> [EXERCISE INSTRUCTIONS]: Print, word for word, the opening line of the data below and every line after it through the line that contains "const ticksD = [0,0.1,0.2,0.3,0.4,0.5,0.6,0.7,0.8];", but not the pictures.

··· DATA EXTRACT ···

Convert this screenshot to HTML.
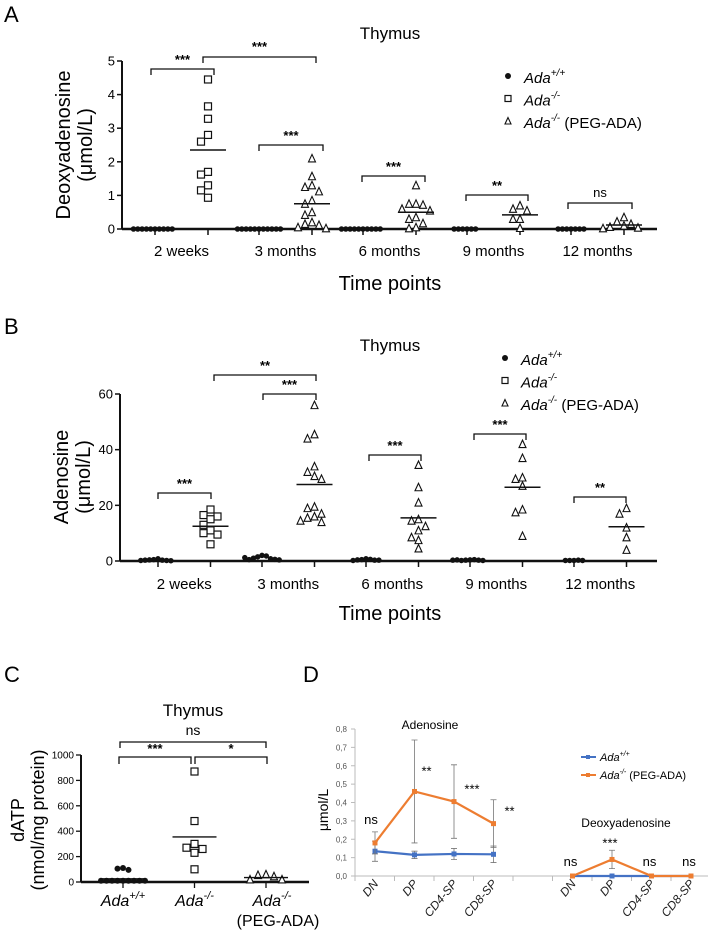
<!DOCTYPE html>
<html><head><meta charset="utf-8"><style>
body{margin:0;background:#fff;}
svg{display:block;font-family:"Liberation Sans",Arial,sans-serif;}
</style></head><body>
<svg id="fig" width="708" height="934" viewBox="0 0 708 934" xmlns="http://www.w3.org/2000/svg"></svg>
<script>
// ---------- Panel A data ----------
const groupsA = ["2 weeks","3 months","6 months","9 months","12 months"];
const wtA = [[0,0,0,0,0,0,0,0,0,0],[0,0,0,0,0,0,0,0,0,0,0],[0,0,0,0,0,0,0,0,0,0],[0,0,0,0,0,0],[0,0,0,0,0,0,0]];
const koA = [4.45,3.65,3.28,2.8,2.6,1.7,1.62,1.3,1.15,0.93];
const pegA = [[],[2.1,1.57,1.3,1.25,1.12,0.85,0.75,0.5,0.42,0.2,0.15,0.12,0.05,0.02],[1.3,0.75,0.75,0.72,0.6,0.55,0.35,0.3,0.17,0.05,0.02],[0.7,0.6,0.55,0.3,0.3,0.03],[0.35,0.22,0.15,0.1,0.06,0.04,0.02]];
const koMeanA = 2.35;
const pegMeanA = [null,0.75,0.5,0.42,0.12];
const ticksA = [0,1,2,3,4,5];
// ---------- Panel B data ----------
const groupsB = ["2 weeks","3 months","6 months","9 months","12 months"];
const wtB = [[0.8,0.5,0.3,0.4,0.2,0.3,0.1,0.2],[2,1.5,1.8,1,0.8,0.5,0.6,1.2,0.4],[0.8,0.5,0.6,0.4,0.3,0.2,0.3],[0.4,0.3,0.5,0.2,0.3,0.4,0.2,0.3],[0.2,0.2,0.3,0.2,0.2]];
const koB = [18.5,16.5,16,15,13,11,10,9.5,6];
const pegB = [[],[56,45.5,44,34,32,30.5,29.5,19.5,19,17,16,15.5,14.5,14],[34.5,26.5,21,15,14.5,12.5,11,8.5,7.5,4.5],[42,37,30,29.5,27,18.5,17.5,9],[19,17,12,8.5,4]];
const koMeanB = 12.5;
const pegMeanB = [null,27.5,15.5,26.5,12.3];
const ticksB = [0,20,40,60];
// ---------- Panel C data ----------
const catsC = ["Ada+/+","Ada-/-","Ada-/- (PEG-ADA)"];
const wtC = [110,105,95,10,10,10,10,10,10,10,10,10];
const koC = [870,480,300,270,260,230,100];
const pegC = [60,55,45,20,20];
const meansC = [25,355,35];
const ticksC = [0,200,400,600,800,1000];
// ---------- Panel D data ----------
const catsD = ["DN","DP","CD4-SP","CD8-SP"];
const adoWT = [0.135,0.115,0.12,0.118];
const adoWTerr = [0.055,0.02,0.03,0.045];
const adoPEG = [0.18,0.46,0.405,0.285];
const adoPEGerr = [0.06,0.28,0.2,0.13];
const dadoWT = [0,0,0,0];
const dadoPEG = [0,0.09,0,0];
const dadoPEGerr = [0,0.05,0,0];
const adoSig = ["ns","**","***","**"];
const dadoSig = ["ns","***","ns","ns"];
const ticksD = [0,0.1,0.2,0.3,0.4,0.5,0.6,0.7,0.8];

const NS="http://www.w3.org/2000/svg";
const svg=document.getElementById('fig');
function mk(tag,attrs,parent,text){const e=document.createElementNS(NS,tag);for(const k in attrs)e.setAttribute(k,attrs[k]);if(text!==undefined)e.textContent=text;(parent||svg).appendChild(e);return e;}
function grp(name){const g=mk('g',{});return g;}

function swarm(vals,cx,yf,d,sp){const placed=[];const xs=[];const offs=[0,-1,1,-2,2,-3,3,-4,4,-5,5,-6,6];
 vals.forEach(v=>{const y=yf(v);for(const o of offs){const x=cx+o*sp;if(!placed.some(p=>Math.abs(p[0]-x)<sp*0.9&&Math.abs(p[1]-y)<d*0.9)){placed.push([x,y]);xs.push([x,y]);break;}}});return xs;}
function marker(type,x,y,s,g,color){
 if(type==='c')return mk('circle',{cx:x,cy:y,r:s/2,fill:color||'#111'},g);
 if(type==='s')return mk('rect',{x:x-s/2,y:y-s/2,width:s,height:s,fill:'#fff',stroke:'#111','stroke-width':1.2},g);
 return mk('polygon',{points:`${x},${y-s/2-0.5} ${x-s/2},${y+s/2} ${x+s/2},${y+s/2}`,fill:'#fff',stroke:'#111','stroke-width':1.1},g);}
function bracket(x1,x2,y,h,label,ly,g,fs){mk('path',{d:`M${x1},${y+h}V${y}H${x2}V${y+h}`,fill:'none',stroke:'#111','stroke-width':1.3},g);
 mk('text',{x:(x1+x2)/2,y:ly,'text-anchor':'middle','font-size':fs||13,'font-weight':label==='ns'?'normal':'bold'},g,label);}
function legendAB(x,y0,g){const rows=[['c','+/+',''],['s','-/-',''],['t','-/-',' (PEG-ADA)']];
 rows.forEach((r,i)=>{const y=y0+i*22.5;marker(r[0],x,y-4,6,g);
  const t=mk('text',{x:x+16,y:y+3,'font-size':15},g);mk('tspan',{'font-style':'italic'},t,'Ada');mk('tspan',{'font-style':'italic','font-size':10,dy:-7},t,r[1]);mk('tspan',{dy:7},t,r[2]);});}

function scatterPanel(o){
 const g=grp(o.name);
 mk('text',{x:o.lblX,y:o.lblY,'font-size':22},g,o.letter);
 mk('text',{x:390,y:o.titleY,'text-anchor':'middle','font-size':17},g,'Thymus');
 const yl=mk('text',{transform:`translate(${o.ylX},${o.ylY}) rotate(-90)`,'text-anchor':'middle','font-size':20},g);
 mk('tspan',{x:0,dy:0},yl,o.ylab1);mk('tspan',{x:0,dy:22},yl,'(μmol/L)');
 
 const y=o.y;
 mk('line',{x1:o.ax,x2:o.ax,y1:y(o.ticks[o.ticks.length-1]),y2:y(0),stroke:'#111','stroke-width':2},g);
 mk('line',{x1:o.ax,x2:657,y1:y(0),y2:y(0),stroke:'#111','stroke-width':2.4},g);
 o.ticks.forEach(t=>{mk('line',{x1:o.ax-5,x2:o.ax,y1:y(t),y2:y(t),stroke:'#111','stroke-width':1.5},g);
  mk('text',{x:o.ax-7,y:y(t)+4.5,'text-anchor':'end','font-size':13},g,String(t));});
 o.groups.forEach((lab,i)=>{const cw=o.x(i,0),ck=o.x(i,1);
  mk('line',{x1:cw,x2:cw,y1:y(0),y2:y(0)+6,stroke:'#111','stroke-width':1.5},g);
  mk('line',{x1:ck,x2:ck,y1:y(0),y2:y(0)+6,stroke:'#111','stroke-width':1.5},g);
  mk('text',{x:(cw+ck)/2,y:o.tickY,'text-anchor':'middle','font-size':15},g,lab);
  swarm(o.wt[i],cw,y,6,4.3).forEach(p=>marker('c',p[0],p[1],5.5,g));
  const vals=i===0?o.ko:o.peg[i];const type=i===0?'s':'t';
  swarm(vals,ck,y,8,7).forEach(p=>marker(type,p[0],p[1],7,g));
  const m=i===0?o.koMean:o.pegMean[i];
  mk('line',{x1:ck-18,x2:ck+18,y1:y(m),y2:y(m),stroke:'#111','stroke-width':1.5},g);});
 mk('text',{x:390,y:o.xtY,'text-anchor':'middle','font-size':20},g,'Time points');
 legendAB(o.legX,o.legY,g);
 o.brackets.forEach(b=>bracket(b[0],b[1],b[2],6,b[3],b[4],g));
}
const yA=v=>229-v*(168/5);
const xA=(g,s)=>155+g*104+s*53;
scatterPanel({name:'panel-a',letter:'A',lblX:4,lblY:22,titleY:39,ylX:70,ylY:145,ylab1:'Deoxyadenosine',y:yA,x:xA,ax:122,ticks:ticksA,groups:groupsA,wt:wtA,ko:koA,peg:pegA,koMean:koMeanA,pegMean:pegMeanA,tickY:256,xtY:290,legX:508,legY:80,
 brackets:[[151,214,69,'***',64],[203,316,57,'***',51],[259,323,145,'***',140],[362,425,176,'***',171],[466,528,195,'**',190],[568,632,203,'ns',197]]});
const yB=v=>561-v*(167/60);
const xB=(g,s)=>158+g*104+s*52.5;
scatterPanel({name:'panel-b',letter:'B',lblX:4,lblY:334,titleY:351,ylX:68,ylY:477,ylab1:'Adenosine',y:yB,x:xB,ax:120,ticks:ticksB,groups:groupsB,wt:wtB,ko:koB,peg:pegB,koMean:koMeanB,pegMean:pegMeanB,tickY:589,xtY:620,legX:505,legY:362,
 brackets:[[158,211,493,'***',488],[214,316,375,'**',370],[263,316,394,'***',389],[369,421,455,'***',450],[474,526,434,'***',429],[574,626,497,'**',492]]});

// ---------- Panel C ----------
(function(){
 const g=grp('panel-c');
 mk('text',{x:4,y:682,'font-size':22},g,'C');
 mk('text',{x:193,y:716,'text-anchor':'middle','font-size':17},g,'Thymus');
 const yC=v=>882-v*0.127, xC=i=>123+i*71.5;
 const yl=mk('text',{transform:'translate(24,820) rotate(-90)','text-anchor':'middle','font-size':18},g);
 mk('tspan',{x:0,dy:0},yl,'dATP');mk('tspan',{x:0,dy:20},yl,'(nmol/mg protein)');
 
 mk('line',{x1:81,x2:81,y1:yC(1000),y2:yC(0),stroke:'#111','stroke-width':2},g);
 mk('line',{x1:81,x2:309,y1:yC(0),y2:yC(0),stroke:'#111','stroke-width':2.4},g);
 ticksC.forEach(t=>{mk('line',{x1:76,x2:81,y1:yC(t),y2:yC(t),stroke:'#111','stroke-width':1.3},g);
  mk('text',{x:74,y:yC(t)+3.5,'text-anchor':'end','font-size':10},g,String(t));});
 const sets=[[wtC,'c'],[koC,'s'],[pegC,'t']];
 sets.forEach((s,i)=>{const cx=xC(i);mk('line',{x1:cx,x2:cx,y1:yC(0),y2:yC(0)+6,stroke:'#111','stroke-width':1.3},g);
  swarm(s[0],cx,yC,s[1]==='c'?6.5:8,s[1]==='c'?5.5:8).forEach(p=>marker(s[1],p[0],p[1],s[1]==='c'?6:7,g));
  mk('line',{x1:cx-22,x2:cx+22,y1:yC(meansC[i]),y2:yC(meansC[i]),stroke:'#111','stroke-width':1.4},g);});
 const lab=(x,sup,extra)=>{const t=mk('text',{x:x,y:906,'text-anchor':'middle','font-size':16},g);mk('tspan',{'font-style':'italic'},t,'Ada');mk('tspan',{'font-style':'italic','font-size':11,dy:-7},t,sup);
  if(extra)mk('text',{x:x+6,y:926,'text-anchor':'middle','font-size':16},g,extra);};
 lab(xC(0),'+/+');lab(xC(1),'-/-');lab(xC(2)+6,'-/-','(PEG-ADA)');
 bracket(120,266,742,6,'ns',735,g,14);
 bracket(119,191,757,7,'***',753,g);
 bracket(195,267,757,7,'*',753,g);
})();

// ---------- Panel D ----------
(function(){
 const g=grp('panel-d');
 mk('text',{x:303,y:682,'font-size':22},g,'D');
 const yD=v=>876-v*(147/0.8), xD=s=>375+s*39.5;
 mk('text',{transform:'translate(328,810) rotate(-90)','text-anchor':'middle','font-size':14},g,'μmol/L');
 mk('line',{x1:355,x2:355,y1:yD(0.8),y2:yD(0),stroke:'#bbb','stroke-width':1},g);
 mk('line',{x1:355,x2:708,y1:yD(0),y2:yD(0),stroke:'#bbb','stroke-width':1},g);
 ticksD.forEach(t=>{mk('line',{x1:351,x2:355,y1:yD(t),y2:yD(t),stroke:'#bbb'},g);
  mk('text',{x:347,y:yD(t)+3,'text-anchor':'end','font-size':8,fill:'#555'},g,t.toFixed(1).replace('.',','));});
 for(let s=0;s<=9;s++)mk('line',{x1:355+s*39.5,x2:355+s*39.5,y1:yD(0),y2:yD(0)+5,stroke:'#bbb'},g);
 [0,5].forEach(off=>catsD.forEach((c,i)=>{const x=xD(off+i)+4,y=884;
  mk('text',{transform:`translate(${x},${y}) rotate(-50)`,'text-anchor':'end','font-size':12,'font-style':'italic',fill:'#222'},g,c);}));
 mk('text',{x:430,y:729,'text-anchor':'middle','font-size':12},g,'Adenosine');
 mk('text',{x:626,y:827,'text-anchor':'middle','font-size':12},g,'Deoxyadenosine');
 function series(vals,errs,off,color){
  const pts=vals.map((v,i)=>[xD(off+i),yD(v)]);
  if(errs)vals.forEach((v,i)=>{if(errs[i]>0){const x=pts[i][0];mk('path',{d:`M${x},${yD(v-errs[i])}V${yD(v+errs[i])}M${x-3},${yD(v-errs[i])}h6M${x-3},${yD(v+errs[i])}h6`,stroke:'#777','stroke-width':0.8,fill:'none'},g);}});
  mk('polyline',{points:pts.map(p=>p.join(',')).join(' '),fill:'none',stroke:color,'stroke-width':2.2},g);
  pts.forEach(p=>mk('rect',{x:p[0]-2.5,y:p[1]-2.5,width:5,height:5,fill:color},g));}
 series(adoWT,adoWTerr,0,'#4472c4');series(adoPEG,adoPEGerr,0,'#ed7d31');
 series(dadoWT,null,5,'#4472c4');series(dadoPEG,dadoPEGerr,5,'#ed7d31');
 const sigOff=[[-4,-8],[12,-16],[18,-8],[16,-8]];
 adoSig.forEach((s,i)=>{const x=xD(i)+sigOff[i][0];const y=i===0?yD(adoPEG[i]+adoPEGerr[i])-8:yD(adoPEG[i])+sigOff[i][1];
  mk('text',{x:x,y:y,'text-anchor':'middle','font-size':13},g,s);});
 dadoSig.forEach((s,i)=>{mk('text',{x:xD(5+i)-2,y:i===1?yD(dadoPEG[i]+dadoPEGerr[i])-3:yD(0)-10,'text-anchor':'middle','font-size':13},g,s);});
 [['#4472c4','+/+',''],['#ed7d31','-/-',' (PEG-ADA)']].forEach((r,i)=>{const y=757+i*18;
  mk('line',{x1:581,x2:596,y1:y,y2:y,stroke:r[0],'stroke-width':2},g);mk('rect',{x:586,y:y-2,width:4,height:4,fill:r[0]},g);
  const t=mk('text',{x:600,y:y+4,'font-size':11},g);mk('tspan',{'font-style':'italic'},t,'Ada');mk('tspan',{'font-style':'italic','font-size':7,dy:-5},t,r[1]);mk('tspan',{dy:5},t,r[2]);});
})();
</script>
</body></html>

···

> [SOLUTION FOR THIS PROBLEM]:
Convert this screenshot to HTML.
<!DOCTYPE html>
<html><head><meta charset="utf-8"><style>
body{margin:0;background:#fff;}
svg{display:block;font-family:"Liberation Sans",Arial,sans-serif;}
</style></head><body>
<svg id="fig" width="708" height="934" viewBox="0 0 708 934" xmlns="http://www.w3.org/2000/svg"></svg>
<script>
// ---------- Panel A data ----------
const groupsA = ["2 weeks","3 months","6 months","9 months","12 months"];
const wtA = [[0,0,0,0,0,0,0,0,0,0],[0,0,0,0,0,0,0,0,0,0,0],[0,0,0,0,0,0,0,0,0,0],[0,0,0,0,0,0],[0,0,0,0,0,0,0]];
const koA = [4.45,3.65,3.28,2.8,2.6,1.7,1.62,1.3,1.15,0.93];
const pegA = [[],[2.1,1.57,1.3,1.25,1.12,0.85,0.75,0.5,0.42,0.2,0.15,0.12,0.05,0.02],[1.3,0.75,0.75,0.72,0.6,0.55,0.35,0.3,0.17,0.05,0.02],[0.7,0.6,0.55,0.3,0.3,0.03],[0.35,0.22,0.15,0.1,0.06,0.04,0.02]];
const koMeanA = 2.35;
const pegMeanA = [null,0.75,0.5,0.42,0.12];
const ticksA = [0,1,2,3,4,5];
// ---------- Panel B data ----------
const groupsB = ["2 weeks","3 months","6 months","9 months","12 months"];
const wtB = [[0.8,0.5,0.3,0.4,0.2,0.3,0.1,0.2],[2,1.5,1.8,1,0.8,0.5,0.6,1.2,0.4],[0.8,0.5,0.6,0.4,0.3,0.2,0.3],[0.4,0.3,0.5,0.2,0.3,0.4,0.2,0.3],[0.2,0.2,0.3,0.2,0.2]];
const koB = [18.5,16.5,16,15,13,11,10,9.5,6];
const pegB = [[],[56,45.5,44,34,32,30.5,29.5,19.5,19,17,16,15.5,14.5,14],[34.5,26.5,21,15,14.5,12.5,11,8.5,7.5,4.5],[42,37,30,29.5,27,18.5,17.5,9],[19,17,12,8.5,4]];
const koMeanB = 12.5;
const pegMeanB = [null,27.5,15.5,26.5,12.3];
const ticksB = [0,20,40,60];
// ---------- Panel C data ----------
const catsC = ["Ada+/+","Ada-/-","Ada-/- (PEG-ADA)"];
const wtC = [110,105,95,10,10,10,10,10,10,10,10,10];
const koC = [870,480,300,270,260,230,100];
const pegC = [60,55,45,20,20];
const meansC = [25,355,35];
const ticksC = [0,200,400,600,800,1000];
// ---------- Panel D data ----------
const catsD = ["DN","DP","CD4-SP","CD8-SP"];
const adoWT = [0.135,0.115,0.12,0.118];
const adoWTerr = [0.055,0.02,0.03,0.045];
const adoPEG = [0.18,0.46,0.405,0.285];
const adoPEGerr = [0.06,0.28,0.2,0.13];
const dadoWT = [0,0,0,0];
const dadoPEG = [0,0.09,0,0];
const dadoPEGerr = [0,0.05,0,0];
const adoSig = ["ns","**","***","**"];
const dadoSig = ["ns","***","ns","ns"];
const ticksD = [0,0.1,0.2,0.3,0.4,0.5,0.6,0.7,0.8];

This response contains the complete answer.